The board of directors for RSU 21, which serves the towns of Kennebunk, Kennebunkport and Arundel, voted this week to approve the settlement with former Kennebunk High School social studies teacher Rosa Slack.

The five-page settlement agreement was released Thursday.

Slack filed a complaint with the Maine Human Rights Commission in January 2018 alleging that she was retaliated against for expressing concerns about two racist incidents.

Rosa Slack left her teaching job at Kennebunk High School in 2018 after experiencing troubling incidents and a muted response to them by the district. Brianna Soukup/Staff Photographer

She said that in the fall of 2015, a student in one of her classes told an education technician he felt like burning Slack’s house down, and the district took no action other than removing the student from her class. Then, in March 2016, Slack said a friend of that student walked into her history class with a Confederate flag draped over his back, the word “Redneck” written down the center of it, as another student filmed her reaction.

The two boys were suspended, but the event cascaded into a drawn-out conflict with local administrators.

The $50,000 payment includes $40,000 in attorneys’ fees and $10,000 in compensatory damages. It will be paid out by the district’s insurer. Slack did not return a message from a reporter Thursday, but she had previously told the Portland Press Herald that the complaint wasn’t about money, but about doing the right thing.

This week, Slack said through her attorney that she was encouraged by other provisions of the settlement, particularly that the district will work with the Mid-Atlantic Equity Consortium, an organization that assists educators on improving dialogue around race, equity and inclusion.

Slack, who now teaches at Portland High School, said she plans to continue cooperating on an independent investigation of the claims she raised, which is ongoing.

“The outpouring of support I’ve received from the community, including many current students at KHS, has been amazing.
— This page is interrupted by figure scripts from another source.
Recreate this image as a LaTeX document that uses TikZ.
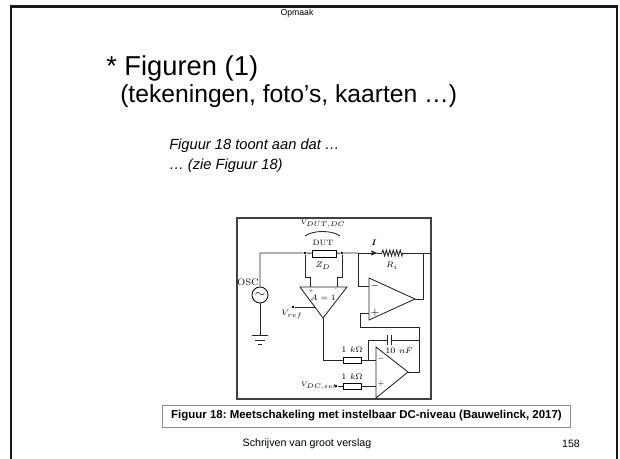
\documentclass[tikz,border=0pt]{standalone}
\usepackage{amsmath}
\usepackage{amssymb}
\usepackage{fontspec}
\newfontfamily\arial{Liberation Sans}
\usetikzlibrary{arrows,decorations.pathmorphing}
\frenchspacing

\begin{document}
\begin{tikzpicture}[x=0.75pt,y=-0.75pt,>=stealth',
    wire/.style={line width=0.65pt, black!85},
    lbl/.style={font=\fontsize{6.3}{7}\selectfont, inner sep=0pt},
    res/.style={draw, line width=0.65pt, minimum width=14pt, minimum height=4.5pt, inner sep=0pt},
    dot/.style={circle, fill, inner sep=0pt, minimum size=2.2pt},
    slide/.style={font=\arial\fontsize{#1}{#1}\selectfont, inner sep=0pt}]
        \useasboundingbox (0,0) rectangle (620,459);
        % slide
        \draw[line width=1.6pt, black!90] (11,459) -- (11,6.5) -- (617,6.5) -- (617,459);
        \node[slide=6.5] (hdr) at (297,13) {Opmaak};
        \node[slide=20.5, anchor=west] (t1) at (106,68) {* Figuren (1)};
        \node[slide=18.5, anchor=west] (t2) at (120,96) {(tekeningen, foto’s, kaarten …)};
        \node[anchor=west, inner sep=0pt, font=\arial\itshape\fontsize{11}{11}\selectfont] (i1) at (169,146) {Figuur 18 toont aan dat …};
        \node[anchor=west, inner sep=0pt, font=\arial\itshape\fontsize{11}{11}\selectfont] (i2) at (169,166) {… (zie Figuur 18)};
        \node[inner sep=0pt, font=\arial\bfseries\fontsize{8.6}{9}\selectfont, draw=black!45, line width=0.6pt,
              minimum width=306.5pt, minimum height=16.5pt] (cap) at (366.5,416) {Figuur 18: Meetschakeling met instelbaar DC-niveau (Bauwelinck, 2017)};
        \node[slide=8] (ftr) at (307,444) {Schrijven van groot verslag};
        \node[slide=8] (pg) at (571,444) {158};

        % circuit
        \draw[line width=1.3pt, black!75] (237,218) rectangle (431,399);
        \node[res, minimum width=18pt, minimum height=5.25pt] (dut) at (324,253.5) {};
        \node[res] (r1) at (352.5,360) {};
        \node[res] (r2) at (352.5,386) {};
        \node[dot] (jl) at (305,253) {};
        \node[dot] (jr) at (342,253) {};
        \node[dot] (vref) at (293,307) {};
        \node[dot] (vdc) at (336,386) {};
        \node[circle, draw, line width=0.65pt, minimum size=12pt, inner sep=0pt] (osc) at (260,295) {$\sim$};
        \coordinate (tj) at (358,253);
        \coordinate (ia) at (377,253);
        \coordinate (ri) at (382,253);
        \coordinate (ro) at (403,253);
        \coordinate (to) at (423,253);
        \coordinate (tend) at (430,253);
        \coordinate (gnd) at (260,335);
        \coordinate (bl) at (300,287);
        \coordinate (br) at (347,287);
        \coordinate (bo) at (323,318);
        \coordinate (a1t) at (369,278);
        \coordinate (a1b) at (369,320);
        \coordinate (a1o) at (415,299);
        \coordinate (a1m) at (369,286);
        \coordinate (a1p) at (369,313);
        \coordinate (fb) at (419,327);
        \coordinate (a2t) at (376,347);
        \coordinate (a2b) at (376,398);
        \coordinate (a2o) at (408,372);
        \coordinate (a2m) at (376,360);
        \coordinate (a2p) at (376,386);
        \coordinate (cj) at (368,360);
        \coordinate (c1) at (387,340);
        \coordinate (c2) at (391,340);
        \coordinate (cr) at (419,340);

        \draw[wire] (osc.north) |- (jl) -- (dut) -- (jr) -- (tj);
        \draw[wire,->] (tj) -- (ia);
        \draw[wire] (ia) -- (ri);
        \draw[wire, decorate, decoration={zigzag, segment length=2.6pt, amplitude=2.2pt}] (ri) -- (ro);
        \draw[wire] (ro) -- (tend);
        \draw[wire] (osc.south) -- (gnd);
        \draw[wire] (gnd) ++(-8,0) -- ++(16,0);
        \draw[wire] (gnd) ++(-5,5) -- ++(10,0);
        \draw[wire] (gnd) ++(-2,9) -- ++(4,0);
        \draw[wire] (305,236) .. controls (313,230) and (332,230) .. (340,236);

        % buffer
        \draw[wire] (bl) -- (br) -- (bo) -- cycle;
        \draw[wire] (jl) -- ++(0,24) -- ++(5,0) -- ++(0,10);
        \draw[wire] (jr) -- ++(0,24) -- ++(-5,0) -- ++(0,10);
        \draw[wire] (vref) -- (315,307);

        % op amps
        \draw[wire] (a1t) -- (a1o) -- (a1b) -- cycle;
        \draw[wire] (tj) |- (a1m);
        \draw[wire] (a1o) -| (to);
        \draw[wire] (a1p) -- ++(-9,0) |- (fb) |- (a2o);
        \draw[wire] (a2t) -- (a2o) -- (a2b) -- cycle;
        \draw[wire] (bo) |- (r1);
        \draw[wire] (r1) -- (a2m);
        \draw[wire] (cj) |- (c1);
        \draw[wire] (c1) ++(0,-5) -- ++(0,10);
        \draw[wire] (c2) ++(0,-5) -- ++(0,10);
        \draw[wire] (c2) -- (cr);
        \draw[wire] (vdc) -- (r2) -- (a2p);

        % labels
        \node[lbl, font=\fontsize{5.5}{6}\selectfont] at (323,224) {$V_{DUT,DC}$};
        \node[lbl, font=\fontsize{5.8}{6}\selectfont] at (323,243) {DUT};
        \node[lbl] at (323,266) {$Z_D$};
        \node[lbl] at (374,243) {$\boldsymbol{I}$};
        \node[lbl] at (392,266) {$R_i$};
        \node[lbl, font=\fontsize{7}{7}\selectfont] at (248,282) {OSC};
        \node[lbl] at (323,298) {$A=1$};
        \node[lbl, font=\fontsize{4}{4}\selectfont] at (311,291) {+};
        \node[lbl, font=\fontsize{4}{4}\selectfont] at (336,291) {'};
        \node[lbl] at (292,314) {$V_{ref}$};
        \node[lbl, font=\fontsize{8}{8}\selectfont] at (375,286) {$-$};
        \node[lbl, font=\fontsize{8}{8}\selectfont] at (375,313) {$+$};
        \node[lbl, font=\fontsize{4.5}{5}\selectfont] at (381,359) {$-$};
        \node[lbl, font=\fontsize{4.5}{5}\selectfont] at (381,384) {$+$};
        \node[lbl] at (352,350) {1 $k\Omega$};
        \node[lbl] at (352,377) {1 $k\Omega$};
        \node[lbl] at (399,351) {10 $nF$};
        \node[lbl, font=\fontsize{5.2}{6}\selectfont] at (319,386) {$V_{DC,set}$};
      \end{tikzpicture}
\end{document}
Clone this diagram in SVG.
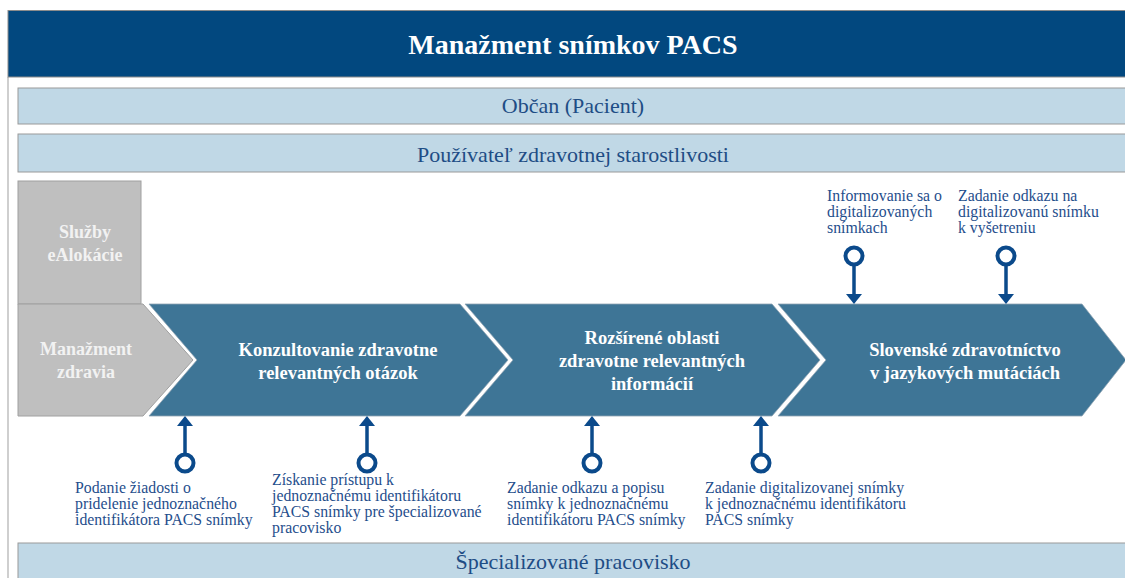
<svg xmlns="http://www.w3.org/2000/svg" width="1125" height="578" viewBox="0 0 1125 578">
  <style>
    .title { font-family: "Liberation Serif", "Times New Roman", serif; font-weight: bold; font-size: 28px; fill: #FFFFFF; text-anchor: middle; }
    .band { fill: #C0D8E6; stroke: #9A9A9A; stroke-width: 1; }
    .bandText { font-family: "Liberation Serif", "Times New Roman", serif; font-size: 22px; fill: #1E4D85; text-anchor: middle; }
    .grayBox { fill: #BFBFBF; stroke: #A0A0A0; stroke-width: 1; }
    .grayText { font-family: "Liberation Serif", "Times New Roman", serif; font-weight: bold; font-size: 18px; fill: #F2F2F2; text-anchor: middle; }
    .chev { fill: #3E7596; stroke: #8FA3B3; stroke-width: 0.8; }
    .chevText { font-family: "Liberation Serif", "Times New Roman", serif; font-weight: bold; font-size: 18.5px; fill: #FFFFFF; text-anchor: middle; }
    .label { font-family: "Liberation Serif", "Times New Roman", serif; font-size: 15.8px; fill: #1F4E8C; }
    .pinLine { stroke: #0B4A8B; stroke-width: 3.5; fill: none; }
    .pinRing { stroke: #0B4A8B; stroke-width: 4; fill: #FFFFFF; }
  </style>
  <defs>
    <marker id="pinHead" markerUnits="userSpaceOnUse" markerWidth="10" markerHeight="16" viewBox="0 0 10 16" refX="0" refY="8" orient="auto">
      <path d="M0,0 L10,8 L0,16 Z" fill="#0B4A8B"/>
    </marker>
  </defs>

  <rect width="1125" height="578" fill="#FFFFFF"/>

  <!-- frame -->
  <line x1="8" y1="77" x2="8" y2="578" stroke="#BFBFBF" stroke-width="1.5"/>

  <!-- header -->
  <g id="header">
    <rect x="8" y="10.5" width="1125" height="66.5" fill="#02487F" stroke="#8C8C8C" stroke-width="1"/>
    <text class="title" x="573" y="54">Manažment snímkov PACS</text>
  </g>

  <!-- actor bands -->
  <g id="band-obcan">
    <rect class="band" x="18" y="88" width="1115" height="36"/>
    <text class="bandText" x="573" y="113">Občan (Pacient)</text>
  </g>
  <g id="band-pouzivatel">
    <rect class="band" x="18" y="134" width="1115" height="38"/>
    <text class="bandText" x="573" y="162">Používateľ zdravotnej starostlivosti</text>
  </g>
  <g id="band-pracovisko">
    <rect class="band" x="18" y="543" width="1115" height="40"/>
    <text class="bandText" x="573" y="569">Špecializované pracovisko</text>
  </g>

  <!-- service blocks -->
  <g id="sluzby-ealokacie">
    <rect class="grayBox" x="18" y="181" width="123" height="123"/>
    <text class="grayText" x="85" y="238">Služby</text>
    <text class="grayText" x="85" y="261">eAlokácie</text>
  </g>
  <g id="manazment-zdravia">
    <polygon class="grayBox" points="18,304 143,304 193,360 143,416 18,416"/>
    <text class="grayText" x="86" y="355">Manažment</text>
    <text class="grayText" x="86" y="378">zdravia</text>
  </g>

  <g id="konzultovanie">
    <polygon class="chev" points="149,304 460,304 508,360 460,416 149,416 197,360"/>
    <text class="chevText" x="338" y="356">Konzultovanie zdravotne</text>
    <text class="chevText" x="338" y="379">relevantných otázok</text>
  </g>
  <g id="rozsirene-oblasti">
    <polygon class="chev" points="465,304 772,304 820,360 772,416 465,416 513,360"/>
    <text class="chevText" x="652" y="344">Rozšírené oblasti</text>
    <text class="chevText" x="652" y="367">zdravotne relevantných</text>
    <text class="chevText" x="652" y="390">informácií</text>
  </g>
  <g id="slovenske-zdravotnictvo">
    <polygon class="chev" points="778,304 1082,304 1126,360 1082,416 778,416 826,360"/>
    <text class="chevText" x="965" y="356">Slovenské zdravotníctvo</text>
    <text class="chevText" x="965" y="379">v jazykových mutáciách</text>
  </g>

  <!-- connectors: interaction pins -->
  <g id="connectors">
    <line class="pinLine" x1="185" y1="454" x2="185" y2="426" marker-end="url(#pinHead)"/>
    <circle class="pinRing" cx="185" cy="463" r="8.5"/>
    <line class="pinLine" x1="367" y1="454" x2="367" y2="426" marker-end="url(#pinHead)"/>
    <circle class="pinRing" cx="367" cy="463" r="8.5"/>
    <line class="pinLine" x1="592" y1="454" x2="592" y2="426" marker-end="url(#pinHead)"/>
    <circle class="pinRing" cx="592" cy="463" r="8.5"/>
    <line class="pinLine" x1="761" y1="454" x2="761" y2="426" marker-end="url(#pinHead)"/>
    <circle class="pinRing" cx="761" cy="463" r="8.5"/>
    <line class="pinLine" x1="854" y1="265" x2="854" y2="294" marker-end="url(#pinHead)"/>
    <circle class="pinRing" cx="854" cy="256" r="8.5"/>
    <line class="pinLine" x1="1006" y1="265" x2="1006" y2="294" marker-end="url(#pinHead)"/>
    <circle class="pinRing" cx="1006" cy="256" r="8.5"/>
  </g>

  <!-- interaction labels -->
  <g id="label-podanie">
    <text class="label" x="75" y="493">Podanie žiadosti o</text>
    <text class="label" x="75" y="509">pridelenie jednoznačného</text>
    <text class="label" x="75" y="525">identifikátora PACS snímky</text>
  </g>
  <g id="label-ziskanie">
    <text class="label" x="272" y="485">Získanie prístupu k</text>
    <text class="label" x="272" y="501">jednoznačnému identifikátoru</text>
    <text class="label" x="272" y="517">PACS snímky pre špecializované</text>
    <text class="label" x="272" y="533">pracovisko</text>
  </g>
  <g id="label-odkaz-popis">
    <text class="label" x="507" y="493">Zadanie odkazu a popisu</text>
    <text class="label" x="507" y="509">snímky k jednoznačnému</text>
    <text class="label" x="507" y="525">identifikátoru PACS snímky</text>
  </g>
  <g id="label-digitalizovana">
    <text class="label" x="705" y="493">Zadanie digitalizovanej snímky</text>
    <text class="label" x="705" y="509">k jednoznačnému identifikátoru</text>
    <text class="label" x="705" y="525">PACS snímky</text>
  </g>
  <g id="label-informovanie">
    <text class="label" x="827" y="201">Informovanie sa o</text>
    <text class="label" x="827" y="217">digitalizovaných</text>
    <text class="label" x="827" y="233">snímkach</text>
  </g>
  <g id="label-odkaz-vysetrenie">
    <text class="label" x="958" y="201">Zadanie odkazu na</text>
    <text class="label" x="958" y="217">digitalizovanú snímku</text>
    <text class="label" x="958" y="233">k vyšetreniu</text>
  </g>
</svg>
That gives me hope for the future.”

Emily Kahn, who chairs the RSU 21 board of directors, also did not return a message Thursday. However, in a statement she read after the board voted to accept the agreement, she praised the settlement and also drew attention to the steps the district has taken over the last several months.

The settlement clears the district of any liability and stipulates that Slack will dismiss her complaint with the human rights commission and not file any future claims.

It also includes a confidentiality clause, which is common, saying that both Slack and RSU 21 officials “will not publicly discuss the terms of this settlement except to say that the matter has been resolved to their mutual satisfaction.”

The change in Slack’s evaluation for the 2016-17 school year deletes two sentences about Slack’s concerns about how the district handled the situations in question. It also changes some numerical scores that improved her overall score to “distinguished.”

The Press Herald reported about Slack’s complaint and broader concerns in February, which prompted the RSU to hold a special board meeting where students, former teachers, parents and community members called for answers, action, and accountability from the superintendent and school board.

A month later the RSU 21 board authorized an independent investigation into the district’s handling of racist incidents. That review is pending but officials hope it will help promote equity, diversity and inclusion in the schools and community.

One biracial family moved out of Kennebunk because of the harassment they say their daughter experienced. Another high school teacher says she left the district because of her disgust over how the administration responded to the problems cited by Slack.

The superintendent who presided over the controversy also has left the district. Last week, Kathryn Hawes announced that she was stepping down to take a job at the University of Southern Maine.